Key IIA messages on best-practice reporting relationships
◆ To ensure transparency and thwart collusion and conflicts of interests, best practice indicates that the internal audit activity should have a dual reporting relationship. The CAE should report to executive management for establishing direction, support, and administrative interface; and to the organisation’s most senior oversight group — typically the audit committee — for validation, reinforcement, and accountability.
◆ The audit committee of the board of directors and the internal auditors are interdependent and should be mutually accessible, with the internal auditors providing objective opinions, information, support, and education to the audit committee; and the audit committee providing validation and oversight to the internal auditors.

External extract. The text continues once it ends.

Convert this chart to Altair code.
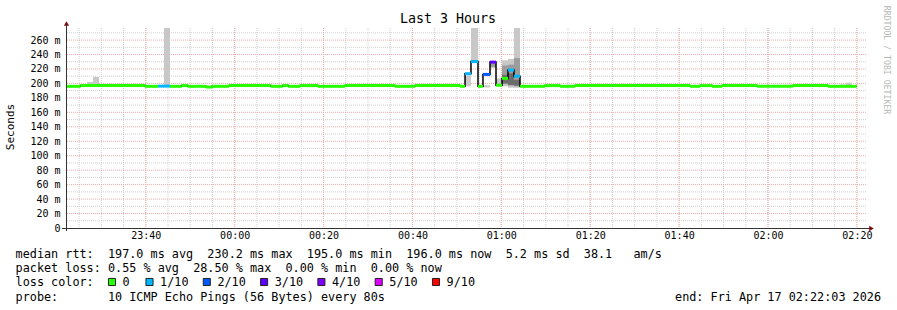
import altair as alt
import pandas as pd

MONO = "DejaVu Sans Mono"

# ---------------- data ----------------
# median rtt (ms) as step segments: start time, value, loss bucket
med_start = ["23:22:03", "23:25:21", "23:39:50", "23:42:45", "23:45:27", "23:48:05",
             "23:49:26", "23:53:33", "23:54:54", "23:58:44", "00:08:06", "00:10:48",
             "00:12:04", "00:14:42", "00:18:45", "00:24:50", "00:36:05", "00:40:35",
             "00:50:42", "00:51:50", "00:53:10", "00:54:45", "00:55:52", "00:57:27",
             "00:58:48", "01:00:09", "01:01:30", "01:02:51", "01:04:12", "01:09:50",
             "01:13:12", "01:16:35", "01:42:27", "01:44:42", "01:47:24", "01:49:39",
             "01:57:32", "02:05:38", "02:13:30"]
med_value = [196.0, 197.2, 196.0, 196.3, 196.0, 197.0,
             196.0, 195.0, 196.0, 197.0, 196.0, 197.0,
             196.0, 197.0, 196.0, 197.0, 196.0, 197.0,
             196.0, 213.5, 230.2, 196.0, 212.5, 229.5,
             197.5, 207.0, 218.5, 210.0, 196.0, 197.0,
             196.0, 197.0, 196.0, 197.0, 196.0, 197.0,
             196.0, 197.0, 196.0]
med_loss = ["0", "0", "0", "1/10", "0", "0",
            "0", "0", "0", "0", "0", "0",
            "0", "0", "0", "0", "0", "0",
            "0", "1/10", "1/10", "0", "2/10", "3/10",
            "0", "0", "1/10", "1/10", "0", "0",
            "0", "0", "0", "0", "0", "0",
            "0", "0", "0"]
data_end = "02:19:57"

# smoke (spread of the individual pings)
smoke_start = ["23:26:47", "23:28:08", "23:44:06", "00:51:50", "00:53:10", "00:55:52",
               "00:57:27", "00:58:48", "01:00:09", "01:01:30", "01:02:51",
               "01:00:09", "01:01:30", "01:02:51",
               "01:00:09", "01:01:30", "01:02:51",
               "02:16:12", "02:17:33"]
smoke_end = ["23:28:08", "23:29:29", "23:45:27", "00:53:10", "00:54:45", "00:57:27",
             "00:58:48", "01:00:09", "01:01:30", "01:02:51", "01:04:12",
             "01:01:30", "01:02:51", "01:04:12",
             "01:01:30", "01:02:51", "01:04:12",
             "02:17:33", "02:18:54"]
smoke_lo = [196, 196, 196, 196, 230, 194.5,
            222, 199, 196, 194, 194,
            199, 197, 196,
            200, 198, 197,
            196, 196]
smoke_hi = [202, 209, 276.7, 211, 276.7, 197.5,
            229, 207, 232, 234, 276.7,
            225, 226, 235,
            212, 214, 205,
            198.5, 201]
smoke_shade = ["light", "light", "light", "light", "light", "light",
               "mid", "light", "light", "light", "light",
               "mid", "mid", "mid",
               "dark", "dark", "dark",
               "light", "light"]

loss_labels = ["0", "1/10", "2/10", "3/10", "4/10", "5/10", "9/10"]
loss_colors = ["#26ff00", "#00b8ff", "#0059ff", "#5e00ff", "#7e00ff", "#dd00ff", "#ff0000"]

x_tick_labels = ["23:40", "00:00", "00:20", "00:40", "01:00", "01:20", "01:40", "02:00", "02:20"]
y_tick_values = [0, 20, 40, 60, 80, 100, 120, 140, 160, 180, 200, 220, 240, 260]
y_minor_values = [10, 30, 50, 70, 90, 110, 130, 150, 170, 190, 210, 230, 250, 270]
y_max = 276.7
range_start = "23:22:03"
range_end = "02:22:03"

title_text = "Last 3 Hours"
y_title = "Seconds"
watermark = "RRDTOOL / TOBI OETIKER"
legend_lines = [
    "median rtt:  197.0 ms avg  230.2 ms max  195.0 ms min  196.0 ms now  5.2 ms sd  38.1   am/s",
    "packet loss: 0.55 % avg  28.50 % max  0.00 % min  0.00 % now",
    "loss color:",
    "probe:       10 ICMP Echo Pings (56 Bytes) every 80s",
]
end_text = "end: Fri Apr 17 02:22:03 2026"


# ---------------- helpers ----------------
def ts(hms):
    h = int(hms[:2])
    day = "2026-04-16" if h >= 12 else "2026-04-17"
    return f"{day}T{hms}Z"


def dt(hms):
    h, m, s = (int(v) for v in hms.split(":"))
    d = 16 if h >= 12 else 17
    return alt.DateTime(year=2026, month=4, date=d, hours=h, minutes=m, seconds=s, utc=True)


NB = "\u00a0"


def keep_spaces(s):
    return s.replace(" ", NB)


seg_end = med_start[1:] + [data_end]
med_df = pd.DataFrame({
    "t": [ts(s) for s in med_start],
    "t2": [ts(s) for s in seg_end],
    "v": med_value,
    "loss": med_loss,
})
step_df = pd.DataFrame({
    "t": [ts(s) for s in med_start] + [ts(data_end)],
    "v": med_value + [med_value[-1]],
})
smoke_df = pd.DataFrame({
    "t": [ts(s) for s in smoke_start],
    "t2": [ts(s) for s in smoke_end],
    "lo": smoke_lo,
    "hi": smoke_hi,
    "shade": smoke_shade,
})

minor_times = pd.date_range("2026-04-16T23:25:00", "2026-04-17T02:20:00", freq="5min")
vminor_df = pd.DataFrame({"t": [d.strftime("%Y-%m-%dT%H:%M:%SZ") for d in minor_times]})
vmajor_df = pd.DataFrame({"t": [ts(s + ":00") for s in x_tick_labels]})
hminor_df = pd.DataFrame({"v": y_minor_values})
hmajor_df = pd.DataFrame({"v": y_tick_values[1:]})
one = pd.DataFrame({"k": [0]})

xscale = alt.Scale(type="utc", domain=[dt(range_start), dt(range_end)])
yscale = alt.Scale(domain=[0, y_max], nice=False, zero=True)

x_axis = alt.Axis(values=[dt(s + ":00") for s in x_tick_labels],
                  labelExpr="utcFormat(datum.value, '%H:%M')",
                  title=None, labelPadding=2, labelFontSize=10, labelFont=MONO,
                  labelOverlap=False, labelFlush=False, domain=False, ticks=False, grid=False)
y_axis = alt.Axis(values=y_tick_values, title=None, labelPadding=6, labelFontSize=10, labelFont=MONO,
                  labelExpr=f"datum.value == 0 ? '0{NB}{NB}' : datum.value + '{NB}m'",
                  labelOverlap=False, domain=False, ticks=False, grid=False)


def X(field):
    return alt.X(field, scale=xscale, axis=x_axis, title=None)


def Y(field):
    return alt.Y(field, scale=yscale, axis=y_axis, title=None)


GRID_MINOR = "#cfcfcf"
GRID_MAJOR = "#f2aaaa"

g_vminor = alt.Chart(vminor_df).mark_rule(color=GRID_MINOR, strokeDash=[1, 1], strokeWidth=1).encode(x=X("t:T"))
g_hminor = alt.Chart(hminor_df).mark_rule(color=GRID_MINOR, strokeDash=[1, 1], strokeWidth=1).encode(y=Y("v:Q"))
g_vmajor = alt.Chart(vmajor_df).mark_rule(color=GRID_MAJOR, strokeDash=[1, 1], strokeWidth=1).encode(x=X("t:T"))
g_hmajor = alt.Chart(hmajor_df).mark_rule(color=GRID_MAJOR, strokeDash=[1, 1], strokeWidth=1).encode(y=Y("v:Q"))

smoke = alt.Chart(smoke_df).mark_rect().encode(
    x=X("t:T"), x2="t2:T",
    y=Y("lo:Q"), y2="hi:Q",
    fill=alt.Fill("shade:N", scale=alt.Scale(domain=["light", "mid", "dark"],
                                             range=["#c8c8c8", "#9c9c9c", "#6c6c6c"]), legend=None),
)

step_line = alt.Chart(step_df).mark_line(interpolate="step-after", color="#000000", strokeWidth=1.5).encode(
    x=X("t:T"), y=Y("v:Q"))

med = alt.Chart(med_df).mark_rule(strokeWidth=3).encode(
    x=X("t:T"), x2="t2:T",
    y=Y("v:Q"),
    stroke=alt.Stroke("loss:N", scale=alt.Scale(domain=loss_labels, range=loss_colors), legend=None),
)

AXIS_COL = "#333333"
ARROW_COL = "#7a1010"
xaxis_line = alt.Chart(one).mark_rule(color=AXIS_COL, strokeWidth=1).encode(
    x=alt.value(-4), x2=alt.value(806), y=alt.value(200.5))
yaxis_line = alt.Chart(one).mark_rule(color=AXIS_COL, strokeWidth=1).encode(
    x=alt.value(0.5), y=alt.value(-6), y2=alt.value(203))
arrow_up = alt.Chart(one).mark_point(shape="triangle-up", filled=True, size=28, color=ARROW_COL, opacity=1).encode(
    x=alt.value(0.5), y=alt.value(-4.5))
arrow_right = alt.Chart(one).mark_point(shape="triangle-right", filled=True, size=28, color=ARROW_COL, opacity=1).encode(
    x=alt.value(805.5), y=alt.value(200.5))


def txt(s, x, y, size=11.8, align="left", angle=0, color="#000000"):
    return alt.Chart(one).mark_text(text=keep_spaces(s), font=MONO, fontSize=size, align=align, baseline="middle",
                                    angle=angle, color=color).encode(x=alt.value(x), y=alt.value(y))


texts = [
    txt(title_text, 382, -9, size=13.3, align="center"),
    txt(y_title, -55, 99, size=11, align="center", angle=270),
    txt(watermark, 820, 32, size=8.2, align="center", angle=90, color="#b8b8b8"),
    txt(legend_lines[0], -50.4, 225.5),
    txt(legend_lines[1], -50.4, 239.8),
    txt(legend_lines[2], -50.4, 254),
    txt(legend_lines[3], -50.4, 268.5),
    txt(end_text, 815, 268.5, align="right"),
]

box_x = [112] + [149.5 + i * 57.3 for i in range(6)]
legend_items = []
for i, (lab, col) in enumerate(zip(loss_labels, loss_colors)):
    cx = box_x[i] - 66
    legend_items.append(
        alt.Chart(one).mark_square(size=50, filled=True, color=col, stroke="#222222", strokeWidth=1, opacity=1)
        .encode(x=alt.value(cx), y=alt.value(254)))
    legend_items.append(txt(lab, cx + 10.6, 254))

chart = alt.layer(
    g_vminor, g_hminor, g_vmajor, g_hmajor, smoke, step_line, med,
    xaxis_line, yaxis_line, arrow_up, arrow_right, *texts, *legend_items
).resolve_scale(
    fill="independent", stroke="independent"
).properties(
    width=800, height=200,
    padding={"left": 66, "top": 28, "right": 31, "bottom": 82},
    autosize=alt.AutoSizeParams(type="none"),
).configure(background="white").configure_view(strokeWidth=0).configure_axis(
    domain=False, ticks=False, grid=False, labelColor="#000000"
)

chart.save("out.html", embed_options={"renderer": "svg", "actions": False})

◆ The internal auditors keep the audit committee informed and up to date on the state of the organisation in regard to risk, control, governance, and the coordination and effectiveness of monitoring activities.
Internal auditing: Adding value across the board
The internal audit process is clearly among the most critical as competitive pressures demand that today’s organisations squeeze the most they can from all their resources. In addition to their responsibility for assessing and recommending internal controls, internal auditors’ skills in risk management and their broad-based perspective of the organisation uniquely position them as a valuable resource for strong corporate governance.
As a result, informed senior managers and boards are relying on internal auditors for advice and counsel on everything from analysis of operations and assessment of risk to recommendations for improved corporate governance.
Moreover, internal audit practitioners are increasingly being challenged to apply their expertise in much broader ways than ever before — such as evaluating emerging technologies, detecting and deterring fraud, analysing the effectiveness of policies and procedures, and identifying opportunities to save you and your shareholders money.
When it comes to adding value across the board, there’s no better resource than internal auditing.
The Institute of Internal Auditors Zimbabwe, was established in 1988 as an affiliate chapter to the global Institute of Internal Auditors (1941). The Institute of Internal Auditors (IIA) is the internal audit profession’s global voice, recognised authority, acknowledged leader, chief advocate, and principal educator worldwide.
The IIA serves members from all around the world in internal auditing, governance, internal control, IT auditing, education, and security.
The world’s leader in certification, education, research, and technological guidance for the profession, The Institute sets the International Standards for the Professional Practice of Internal Auditing and provides various levels of accompanying guidance; certifies professionals through the globally recognised Certified Internal Auditor (CIA) and specialty certifications in government, control self-assessment, and financial services; presents leading-edge conferences, seminars for professional development; produces forward-looking educational products; offers quality assurance reviews, benchmarking, and consulting services; and creates growth and networking opportunities for specialty groups.
In support of quality, professionalism, and ethical practices, the Institute provides internal audit practitioners, executive management, boards of directors, and audit committees with guidance for internal auditing and governance best practices.
IIA Zimbabwe is dedicated to providing extensive support and services to its members, so they can continue to add value across the board.